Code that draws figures
####################
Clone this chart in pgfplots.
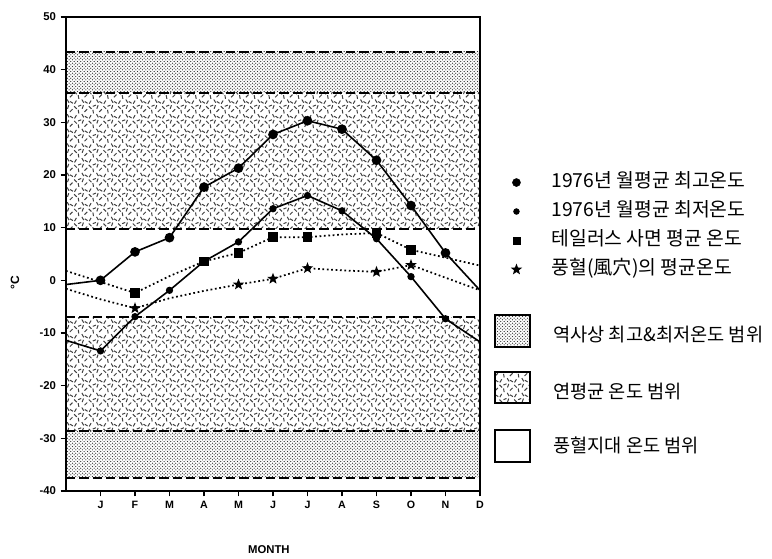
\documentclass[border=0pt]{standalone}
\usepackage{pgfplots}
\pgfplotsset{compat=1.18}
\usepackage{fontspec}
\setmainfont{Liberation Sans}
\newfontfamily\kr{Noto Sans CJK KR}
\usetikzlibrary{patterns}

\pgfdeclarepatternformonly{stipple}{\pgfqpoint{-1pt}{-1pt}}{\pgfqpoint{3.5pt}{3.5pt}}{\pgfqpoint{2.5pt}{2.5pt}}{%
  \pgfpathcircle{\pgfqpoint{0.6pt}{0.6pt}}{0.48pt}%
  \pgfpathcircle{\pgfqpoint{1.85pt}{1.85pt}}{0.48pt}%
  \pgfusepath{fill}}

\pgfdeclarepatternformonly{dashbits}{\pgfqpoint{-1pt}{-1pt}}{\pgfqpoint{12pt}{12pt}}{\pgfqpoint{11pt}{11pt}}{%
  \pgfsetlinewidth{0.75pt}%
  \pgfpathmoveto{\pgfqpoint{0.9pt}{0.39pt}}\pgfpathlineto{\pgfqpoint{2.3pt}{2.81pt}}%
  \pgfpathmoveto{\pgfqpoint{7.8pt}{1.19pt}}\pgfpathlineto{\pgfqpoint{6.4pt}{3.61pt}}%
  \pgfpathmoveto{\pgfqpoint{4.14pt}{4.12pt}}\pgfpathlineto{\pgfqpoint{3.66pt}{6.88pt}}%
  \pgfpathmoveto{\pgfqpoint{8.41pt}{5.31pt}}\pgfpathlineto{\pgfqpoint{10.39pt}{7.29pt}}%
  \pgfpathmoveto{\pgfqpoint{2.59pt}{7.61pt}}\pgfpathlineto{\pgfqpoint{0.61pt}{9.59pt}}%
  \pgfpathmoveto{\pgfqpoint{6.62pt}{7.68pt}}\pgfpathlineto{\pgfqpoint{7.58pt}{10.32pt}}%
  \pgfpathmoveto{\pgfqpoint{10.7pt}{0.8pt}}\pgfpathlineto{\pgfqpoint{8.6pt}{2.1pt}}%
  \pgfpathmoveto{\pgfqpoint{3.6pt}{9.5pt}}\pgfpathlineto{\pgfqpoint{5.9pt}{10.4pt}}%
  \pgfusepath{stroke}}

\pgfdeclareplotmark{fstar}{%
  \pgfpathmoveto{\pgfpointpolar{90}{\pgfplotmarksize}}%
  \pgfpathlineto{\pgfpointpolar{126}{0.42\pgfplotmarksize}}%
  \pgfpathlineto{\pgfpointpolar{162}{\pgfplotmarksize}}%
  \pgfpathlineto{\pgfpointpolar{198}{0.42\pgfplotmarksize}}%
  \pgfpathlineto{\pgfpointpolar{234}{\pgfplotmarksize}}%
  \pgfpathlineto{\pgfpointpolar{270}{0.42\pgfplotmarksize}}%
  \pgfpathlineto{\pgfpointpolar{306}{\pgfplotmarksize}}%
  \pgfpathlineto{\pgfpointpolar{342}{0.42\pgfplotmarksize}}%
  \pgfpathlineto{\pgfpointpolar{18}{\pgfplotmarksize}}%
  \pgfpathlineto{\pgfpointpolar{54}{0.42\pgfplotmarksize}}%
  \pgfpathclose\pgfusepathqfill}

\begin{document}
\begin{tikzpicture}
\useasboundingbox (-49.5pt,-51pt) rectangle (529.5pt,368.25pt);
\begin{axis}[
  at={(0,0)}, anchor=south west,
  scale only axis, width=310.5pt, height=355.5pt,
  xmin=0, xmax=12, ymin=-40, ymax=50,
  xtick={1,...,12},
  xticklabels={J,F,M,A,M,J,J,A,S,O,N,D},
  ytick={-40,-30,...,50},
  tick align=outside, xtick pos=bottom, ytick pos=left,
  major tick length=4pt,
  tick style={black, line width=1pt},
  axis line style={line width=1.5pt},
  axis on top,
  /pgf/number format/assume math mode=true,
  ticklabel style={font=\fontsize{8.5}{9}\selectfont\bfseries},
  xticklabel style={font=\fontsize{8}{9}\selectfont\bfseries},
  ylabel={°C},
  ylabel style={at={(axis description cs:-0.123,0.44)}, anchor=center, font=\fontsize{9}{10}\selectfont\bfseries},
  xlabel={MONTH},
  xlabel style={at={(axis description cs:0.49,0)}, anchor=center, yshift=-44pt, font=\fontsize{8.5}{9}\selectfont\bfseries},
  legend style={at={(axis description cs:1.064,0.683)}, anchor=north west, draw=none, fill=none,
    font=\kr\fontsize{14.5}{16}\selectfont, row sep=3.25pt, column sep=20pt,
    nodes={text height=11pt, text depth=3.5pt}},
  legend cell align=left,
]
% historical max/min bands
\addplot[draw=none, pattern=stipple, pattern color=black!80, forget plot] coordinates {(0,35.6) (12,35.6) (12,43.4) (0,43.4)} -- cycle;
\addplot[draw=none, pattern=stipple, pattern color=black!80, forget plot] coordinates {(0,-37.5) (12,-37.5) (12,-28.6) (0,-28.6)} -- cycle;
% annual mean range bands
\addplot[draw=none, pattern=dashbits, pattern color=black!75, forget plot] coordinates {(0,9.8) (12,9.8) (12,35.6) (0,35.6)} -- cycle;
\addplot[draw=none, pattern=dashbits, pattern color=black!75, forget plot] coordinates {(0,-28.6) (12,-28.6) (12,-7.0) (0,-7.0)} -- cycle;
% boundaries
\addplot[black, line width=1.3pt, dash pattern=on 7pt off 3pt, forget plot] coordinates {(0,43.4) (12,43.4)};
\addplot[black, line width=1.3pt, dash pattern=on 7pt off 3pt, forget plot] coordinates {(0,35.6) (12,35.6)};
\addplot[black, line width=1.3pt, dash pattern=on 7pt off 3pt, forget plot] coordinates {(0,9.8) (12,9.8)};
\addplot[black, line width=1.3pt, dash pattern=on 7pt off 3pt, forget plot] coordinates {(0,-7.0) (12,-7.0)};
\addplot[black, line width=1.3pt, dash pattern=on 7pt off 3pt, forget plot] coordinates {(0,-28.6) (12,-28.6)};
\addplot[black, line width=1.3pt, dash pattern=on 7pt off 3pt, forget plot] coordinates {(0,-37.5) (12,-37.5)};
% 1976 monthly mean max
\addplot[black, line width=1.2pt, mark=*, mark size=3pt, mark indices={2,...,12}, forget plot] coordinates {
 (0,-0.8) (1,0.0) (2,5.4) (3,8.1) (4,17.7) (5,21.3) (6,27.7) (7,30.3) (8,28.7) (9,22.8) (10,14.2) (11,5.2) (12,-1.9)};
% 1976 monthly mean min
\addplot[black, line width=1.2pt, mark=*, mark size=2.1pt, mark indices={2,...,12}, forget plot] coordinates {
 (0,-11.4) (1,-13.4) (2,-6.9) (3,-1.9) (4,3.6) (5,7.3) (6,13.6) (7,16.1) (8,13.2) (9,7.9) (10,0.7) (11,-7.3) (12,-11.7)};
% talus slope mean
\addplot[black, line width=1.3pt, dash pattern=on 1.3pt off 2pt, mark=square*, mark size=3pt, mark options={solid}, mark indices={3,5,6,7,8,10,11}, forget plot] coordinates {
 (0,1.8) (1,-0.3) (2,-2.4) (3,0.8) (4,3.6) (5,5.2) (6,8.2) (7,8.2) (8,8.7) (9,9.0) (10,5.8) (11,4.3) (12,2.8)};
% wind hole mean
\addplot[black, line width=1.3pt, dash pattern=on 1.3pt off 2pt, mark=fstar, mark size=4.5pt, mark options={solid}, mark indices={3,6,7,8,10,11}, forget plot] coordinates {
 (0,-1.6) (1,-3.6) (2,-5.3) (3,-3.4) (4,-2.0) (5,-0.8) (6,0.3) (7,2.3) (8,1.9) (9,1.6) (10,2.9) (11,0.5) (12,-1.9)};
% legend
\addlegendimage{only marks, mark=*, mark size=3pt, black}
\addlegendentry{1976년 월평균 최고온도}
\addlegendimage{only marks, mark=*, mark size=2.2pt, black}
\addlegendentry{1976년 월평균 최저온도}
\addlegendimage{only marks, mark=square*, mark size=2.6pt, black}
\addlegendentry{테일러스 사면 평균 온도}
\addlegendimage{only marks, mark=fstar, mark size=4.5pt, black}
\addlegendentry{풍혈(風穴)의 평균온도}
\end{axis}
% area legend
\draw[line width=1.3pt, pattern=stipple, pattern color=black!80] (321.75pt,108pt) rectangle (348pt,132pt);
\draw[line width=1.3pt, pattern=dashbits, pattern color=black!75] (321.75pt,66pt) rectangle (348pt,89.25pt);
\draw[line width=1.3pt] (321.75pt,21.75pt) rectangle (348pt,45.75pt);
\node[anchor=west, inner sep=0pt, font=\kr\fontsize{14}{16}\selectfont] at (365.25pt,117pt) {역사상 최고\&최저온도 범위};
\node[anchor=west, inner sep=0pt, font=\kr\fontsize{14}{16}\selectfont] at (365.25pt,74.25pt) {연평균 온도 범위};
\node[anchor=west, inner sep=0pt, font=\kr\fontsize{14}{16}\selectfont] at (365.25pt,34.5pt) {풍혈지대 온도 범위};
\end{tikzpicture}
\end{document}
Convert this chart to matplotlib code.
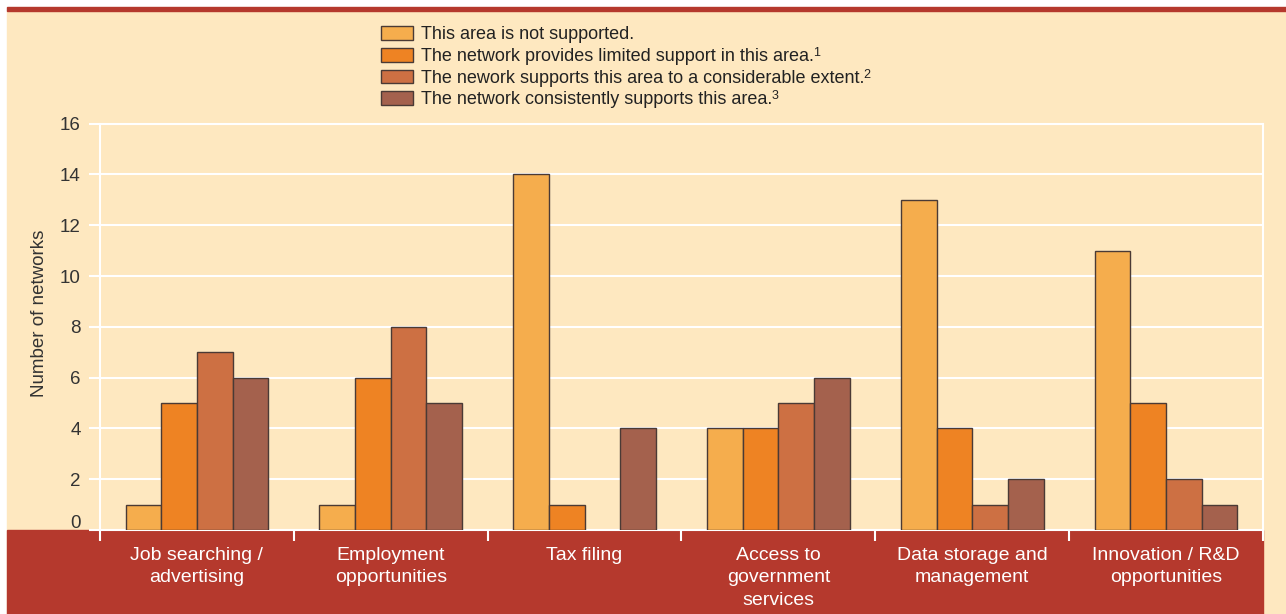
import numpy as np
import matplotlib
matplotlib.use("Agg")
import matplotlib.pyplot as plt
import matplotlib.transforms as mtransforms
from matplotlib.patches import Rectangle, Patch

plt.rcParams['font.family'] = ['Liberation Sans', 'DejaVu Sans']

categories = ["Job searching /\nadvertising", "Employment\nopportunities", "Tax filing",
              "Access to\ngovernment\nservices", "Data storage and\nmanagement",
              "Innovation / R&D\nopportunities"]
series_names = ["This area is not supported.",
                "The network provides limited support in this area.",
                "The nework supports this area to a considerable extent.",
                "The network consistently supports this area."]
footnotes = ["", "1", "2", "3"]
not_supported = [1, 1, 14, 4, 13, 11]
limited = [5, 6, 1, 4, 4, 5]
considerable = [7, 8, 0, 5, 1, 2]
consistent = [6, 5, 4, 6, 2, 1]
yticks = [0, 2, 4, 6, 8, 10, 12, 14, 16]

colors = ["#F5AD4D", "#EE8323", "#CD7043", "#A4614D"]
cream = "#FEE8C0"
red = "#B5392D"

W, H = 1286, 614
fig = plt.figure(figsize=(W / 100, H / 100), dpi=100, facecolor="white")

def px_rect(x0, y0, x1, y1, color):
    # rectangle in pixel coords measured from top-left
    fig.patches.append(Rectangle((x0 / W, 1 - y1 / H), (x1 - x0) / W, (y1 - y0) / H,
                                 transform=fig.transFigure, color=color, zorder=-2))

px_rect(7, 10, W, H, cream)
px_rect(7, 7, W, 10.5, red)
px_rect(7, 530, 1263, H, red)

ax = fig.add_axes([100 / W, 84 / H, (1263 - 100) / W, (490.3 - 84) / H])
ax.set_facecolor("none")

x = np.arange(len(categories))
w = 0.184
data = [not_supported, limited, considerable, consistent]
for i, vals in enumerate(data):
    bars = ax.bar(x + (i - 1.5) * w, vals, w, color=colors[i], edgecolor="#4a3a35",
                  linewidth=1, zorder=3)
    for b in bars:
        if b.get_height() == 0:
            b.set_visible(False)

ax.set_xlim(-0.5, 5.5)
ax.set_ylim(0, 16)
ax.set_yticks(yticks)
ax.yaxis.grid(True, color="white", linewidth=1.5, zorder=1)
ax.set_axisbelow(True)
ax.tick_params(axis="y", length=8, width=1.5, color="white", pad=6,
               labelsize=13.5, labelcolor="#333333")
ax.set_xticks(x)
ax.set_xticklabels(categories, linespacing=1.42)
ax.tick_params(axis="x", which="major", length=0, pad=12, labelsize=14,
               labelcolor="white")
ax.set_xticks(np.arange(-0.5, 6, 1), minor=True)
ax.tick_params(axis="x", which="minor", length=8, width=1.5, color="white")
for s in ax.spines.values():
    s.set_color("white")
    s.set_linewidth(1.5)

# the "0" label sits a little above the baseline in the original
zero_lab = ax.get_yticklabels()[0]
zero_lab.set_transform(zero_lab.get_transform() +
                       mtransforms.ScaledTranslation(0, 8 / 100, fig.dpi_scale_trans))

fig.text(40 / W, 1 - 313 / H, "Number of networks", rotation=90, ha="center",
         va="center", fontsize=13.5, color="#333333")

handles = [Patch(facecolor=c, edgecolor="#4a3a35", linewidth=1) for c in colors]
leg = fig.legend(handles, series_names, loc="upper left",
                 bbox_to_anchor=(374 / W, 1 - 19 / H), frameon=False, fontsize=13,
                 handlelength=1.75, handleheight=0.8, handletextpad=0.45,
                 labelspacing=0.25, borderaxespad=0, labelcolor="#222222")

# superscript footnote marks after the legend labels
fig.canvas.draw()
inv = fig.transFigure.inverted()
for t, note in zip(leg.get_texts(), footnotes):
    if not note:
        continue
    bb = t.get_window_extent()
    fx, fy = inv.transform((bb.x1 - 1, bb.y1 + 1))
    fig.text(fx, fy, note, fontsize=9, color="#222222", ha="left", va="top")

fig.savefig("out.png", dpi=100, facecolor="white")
####################
■ Stated goal:
Copy only what runs above from the line containing "Convert this chart to matplotlib code." through the line containing "plt.rcParams['font.family'] = ['Liberation", exactly. Leave out the pictures.

■ Solution for this problem:
Convert this chart to matplotlib code.
import numpy as np
import matplotlib
matplotlib.use("Agg")
import matplotlib.pyplot as plt
import matplotlib.transforms as mtransforms
from matplotlib.patches import Rectangle, Patch

plt.rcParams['font.family'] = ['Liberation Sans', 'DejaVu Sans']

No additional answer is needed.